Congresswoman Kristi Noem’s Weekly Column: Classroom to Career

noem press header kristi noem headshot May 21 2014Classroom to Career
By Rep. Kristi Noem

Every few months, I have the opportunity to welcome a new business to the state.  Almost every time, I hear versions of the following: “We started in (or expanded to) this area, because South Dakotans have the skills needed to do the job right – and the work ethic to do it right now.”  This is not by accident.  In addition to smart economic policies that create opportunities for employers to grow, South Dakota has a strong tradition of starting careers in the classroom. 

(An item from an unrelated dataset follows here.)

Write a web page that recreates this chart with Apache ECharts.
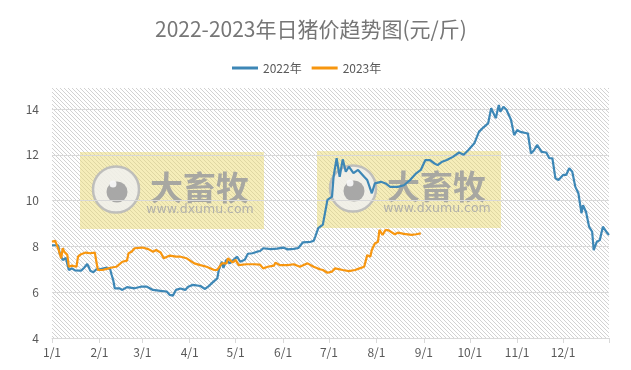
<!DOCTYPE html>
<html>
<head>
<meta charset="utf-8">
<script src="https://cdn.jsdelivr.net/npm/echarts@6/dist/echarts.min.js"></script>
<style>
html,body{margin:0;padding:0;background:#fff;}
#chart{width:631px;height:370px;}
</style>
</head>
<body>
<div id="chart"></div>
<script>
// Month tick labels and their day-of-year positions
const monthLabels = ['1/1','2/1','3/1','4/1','5/1','6/1','7/1','8/1','9/1','10/1','11/1','12/1'];
const monthDays = [0,31,59,90,120,151,181,212,243,273,304,334];
const yearEndDay = 364;

// 2022 daily pig price (day of year, yuan/jin)
const days2022 = [0,4,5,7,9,11,13,15,19,21,23,24,25,27,29,31,36,38,39,40,41,44,46,49,54,58,62,66,71,75,77,79,81,84,87,89,92,97,100,102,105,108,109,111,112,114,116,121,123,126,128,131,134,136,138,143,147,151,154,158,161,164,169,171,172,174,177,180,183,184,186,188,190,192,194,197,200,204,206,209,211,215,218,221,226,230,234,238,241,244,247,250,252,255,258,262,266,269,272,276,279,282,285,287,288,290,292,293,295,297,300,302,304,306,311,313,315,317,320,323,325,327,329,331,334,336,338,340,342,344,346,347,349,351,353,354,356,358,360,361,363,364];
const price2022 = [8.05,8.05,7.7,7.4,7.5,6.97,7.04,6.95,6.94,7.07,7.23,7.1,6.94,6.87,7.0,7.0,7.07,7.0,6.75,6.53,6.17,6.17,6.1,6.22,6.17,6.24,6.24,6.1,6.06,6.03,5.88,5.85,6.1,6.16,6.1,6.24,6.32,6.27,6.14,6.24,6.43,6.6,6.97,7.33,7.06,7.42,7.26,7.55,7.33,7.42,7.68,7.7,7.77,7.8,7.92,7.88,7.9,7.95,7.87,7.89,7.93,8.18,8.2,8.24,8.42,8.8,8.95,10.03,10.17,11.04,11.85,11.04,11.8,11.26,11.48,11.2,11.34,11.04,10.9,10.32,10.75,10.82,10.75,10.6,10.6,10.67,10.9,11.19,11.34,11.77,11.77,11.62,11.55,11.7,11.77,11.91,12.1,12.0,12.2,12.5,13.0,13.2,13.37,14.03,13.97,13.6,14.17,13.88,14.1,13.97,13.52,12.86,13.08,13.0,12.93,12.06,12.2,12.43,12.13,12.1,11.85,11.85,10.97,10.9,11.12,11.12,11.41,11.26,10.6,10.32,9.45,9.8,9.5,8.86,8.64,7.84,8.2,8.28,8.86,8.93,8.57,8.5];

// 2023 daily pig price (day of year, yuan/jin)
const days2023 = [0,2,4,5,6,7,8,10,11,13,16,17,19,22,25,28,29,30,33,37,39,42,46,49,50,52,54,59,63,66,68,71,73,77,81,84,88,93,97,101,106,108,111,114,115,118,120,122,127,132,136,138,141,145,146,149,154,158,162,167,171,175,177,180,183,185,190,194,198,201,204,206,208,209,211,213,214,216,218,220,224,226,230,235,238,241];
const price2023 = [8.2,8.25,7.92,7.7,7.48,7.92,7.77,7.63,7.11,7.16,7.11,7.55,7.66,7.73,7.7,7.73,7.33,6.97,6.97,7.04,7.08,7.11,7.33,7.38,7.7,7.77,7.92,7.95,7.88,7.77,7.84,7.73,7.48,7.6,7.55,7.55,7.48,7.26,7.18,7.11,6.97,6.97,7.26,7.26,7.48,7.3,7.41,7.18,7.22,7.22,7.2,7.04,7.11,7.16,7.29,7.18,7.18,7.22,7.11,7.26,7.11,7.0,6.97,6.85,6.9,7.04,6.97,6.92,6.97,7.04,7.11,7.62,7.55,7.84,8.13,8.2,8.72,8.5,8.72,8.7,8.53,8.6,8.55,8.5,8.53,8.57];

const titleText = '2022-2023年日猪价趋势图(元/斤)';
const seriesNames = ['2022年','2023年'];
const brandText = '大畜牧';
const brandUrl = 'www.dxumu.com';

function pairs(xs, ys){ return xs.map((x,i)=>[x, ys[i]]); }

// hatch pattern tile
const tile = document.createElement('canvas');
tile.width = 4; tile.height = 4;
const tctx = tile.getContext('2d');
tctx.fillStyle = '#d2d2d2';
for (let i = 0; i < 4; i++) tctx.fillRect(i, i, 1, 1);

function watermark(bx, by){
  return {
    type: 'group', x: bx, y: by, z: 100,
    children: [
      {type:'rect', shape:{x:0,y:0,width:184,height:77}, style:{fill:'rgba(236,220,120,0.52)'}},
      {type:'circle', shape:{cx:36,cy:37.5,r:23}, style:{fill:'rgba(240,240,240,0.85)', stroke:'rgba(185,185,185,0.9)', lineWidth:2.5}},
      {type:'circle', shape:{cx:37,cy:40,r:10.5}, style:{fill:'rgba(160,160,160,0.9)'}},
      {type:'circle', shape:{cx:33,cy:32,r:3.5}, style:{fill:'rgba(245,245,245,0.95)'}},
      {type:'text', x:119.5, y:35, style:{text:brandText, fill:'rgba(160,160,160,0.9)', font:'bold 33px "Noto Sans CJK SC"', align:'center', verticalAlign:'middle'}},
      {type:'text', x:120, y:58, style:{text:brandUrl, fill:'rgba(170,170,170,0.9)', font:'12.5px "DejaVu Sans"', align:'center', verticalAlign:'middle'}}
    ]
  };
}

const chart = echarts.init(document.getElementById('chart'), null, {renderer:'canvas'});
chart.setOption({
  backgroundColor: '#ffffff',
  animation: false,
  textStyle: {fontFamily: '"Noto Sans CJK SC", "Noto Sans", sans-serif'},
  title: {
    text: titleText, left: 150, top: 14,
    textStyle: {fontSize: 21, fontWeight: 'normal', color: '#767676', fontFamily: '"Noto Sans CJK SC"'}
  },
  legend: {
    top: 57, left: 227, itemWidth: 26, itemHeight: 3, itemGap: 10, icon: 'rect',
    textStyle: {fontSize: 12, color: '#595959'},
    data: seriesNames
  },
  grid: {left: 52, right: 22, top: 109, bottom: 32},
  graphic: [
    {type:'rect', z:-10, shape:{x:52,y:88,width:557,height:250}, style:{fill:{image: tile, repeat:'repeat'}}, silent:true},
    watermark(80, 152),
    watermark(317, 151)
  ],
  xAxis: {
    type: 'value', min: 0, max: yearEndDay,
    axisLine: {show: true, lineStyle: {color: '#d9d9d9', width: 1}},
    axisTick: {show: true, customValues: monthDays.concat([yearEndDay]), length: 5, lineStyle: {color: '#d9d9d9'}},
    axisLabel: {customValues: monthDays, formatter: v => monthLabels[monthDays.indexOf(v)] || '', color: '#595959', fontSize: 12, margin: 8},
    splitLine: {show: false}
  },
  yAxis: {
    type: 'value', min: 4, max: 14, interval: 2,
    axisLine: {show: false}, axisTick: {show: false},
    axisLabel: {color: '#595959', fontSize: 12, margin: 13},
    splitLine: {lineStyle: {color: '#d9d9d9', width: 1}}
  },
  series: [
    {name: seriesNames[0], type: 'line', data: pairs(days2022, price2022), symbol: 'none', clip: false,
     lineStyle: {color: '#3d87b6', width: 2.2}, itemStyle: {color: '#3d87b6'}, z: 3},
    {name: seriesNames[1], type: 'line', data: pairs(days2023, price2023), symbol: 'none', clip: false,
     lineStyle: {color: '#f7960f', width: 2.2}, itemStyle: {color: '#f7960f'}, z: 4}
  ]
});
</script>
</body>
</html>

Much of this job-ready teaching is done through Career and Technical Education (or CTE) programs in high school.  Shop and home-ec were the CTE classes of my generation (and maybe yours), but today, South Dakota’s young people have access to courses that offer job-ready training in everything from IT and healthcare to skilled trades, like plumbing and welding.  Organizations like FFA, DECA, FCCLA, and FBLA also offer CTE opportunities, giving young people hands-on experiences in leadership, problem solving, and communication – translatable skills that students can take with them regardless of where the job market may lead.

In addition to offering opportunities for young people to pursue good-paying jobs in industries that are critical to our economy, a strong CTE program equips employers with a skilled workforce, ready to fill the jobs that are available.

Earlier this month, I helped the House pass the Strengthening Career and Technical Education for the 21st Century Act, which improves the federal programs that support many CTE opportunities in South Dakota and across the country. 

It’s been more than a decade since Congress weighed in on how federal investments into these programs are made.  As a result, they no longer reflect the realities and challenges facing today’s students and workers.

Among other things, our legislation offers states and localities more flexibility, so the programs implemented can better target the community’s needs.  Additionally, it encourages stronger engagement with local employers and meaningful credentialing so students are prepared to enter the workforce prepared for success.

Additionally, the legislation helps link high school curriculum to postsecondary education, investing equally in both areas.  That’s especially beneficial to South Dakota, which has some of the nation’s top community colleges.  In fact, Lake Area Technical Institute (LATI) near Watertown was just recognized as one of ten finalists for the 2017 Aspen Prize for Community College Excellence – a distinction that could come with a $1 million prize if LATI comes out on top.  The final winner will be announced in March of next year, but regardless of the outcome, a spot in the finals is an incredible distinction. 

I’m always proud to represent people with the work ethic of South Dakotans.  Investing in CTE programs means we’re investing into that work ethic and equipping young people in the classroom with the skills needed to be successful in the career of their choosing.